Dorm living is communal, though, and of the most important thing I ever learned is also one of the first things I learned living in the dorms:  Keep your door open.  It invites people to come in, says you’re open to socializing, and puts you right in the mix.  Unless I’m changing clothes, sleeping, or in class, my door is wide open.  I’m trying to lead by example, but since I’m stowed away at the far end of the hallway, only one person has really caught on.  We like to have conversations through our open doors and across the hall when we are sitting at our desks or doing whatever.

Regardless of how well we are all adapting, there is one thing that is pretty cruddy:  The Bathroom Situation.  It’s ridiculous.  The men’s bathroom on my end of the floor is right next door.  There is standing water on the tile around the toilet, standing water on the counters around the sinks, and no shelf to place something in the shower stall.  It’s the least practical bathroom ever built, and that’s not even all of it.  There is NO DAMN VENTILATION!  None.  The windows don’t open, there is no ceiling vent, and no fan.  The place is rank; the air is humid and thick enough to chew.  I’ve taken showers and come out sweating.  I’ve thought about blocking open the door, but I don’t think we want to deal with the odor of jungle rot, perspiration, and farts.

This came up when I Googled "least practical bathroom," so I guess mine is the 2nd least practical bathroom ever built.

So how do you handle this situation?  You fall back on some of the crass behaviors that characterized your undergraduate life in the dorms.  You do something you know full well is inappropriate, and justify it by blaming the university for “forcing” you into your decision–and you tell all your friends that it wasn’t a decision you came by easily, and you otherwise wouldn’t do it.  In this case, start using the handicap bathroom down the hall.  The one with all the shelf space around the actual tub.  The one with the ventilation.  The one with the removable shower nozzle.  And keep using it until one afternoon you find it inexplicably locked.

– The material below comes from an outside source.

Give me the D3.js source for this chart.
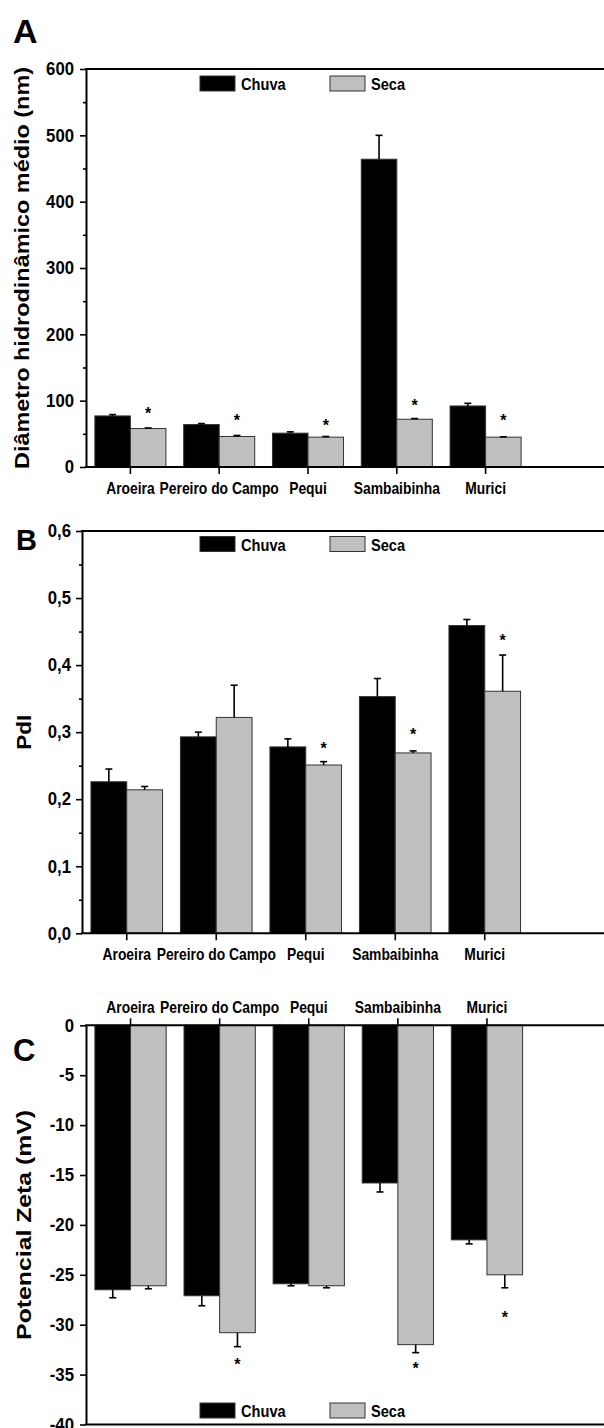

My only other real complaint is the significant lameness factor among my classmates.  Saturday night rolled around, and it seems I’m one of the few who wanted to hit the town.  Others were tired, wanted to work on their writing, preferrred to do their laundry, or were too unsure of what was happening downtown to be invested in going out to explore.  What the hell happened to the joy and excitement of being on a college campus?!  The folks who are only here for two weeks just pissed away the only weekend they have in Saratoga Springs.  The others who are in for the month-long haul might start to come out of their shells.  I hope so.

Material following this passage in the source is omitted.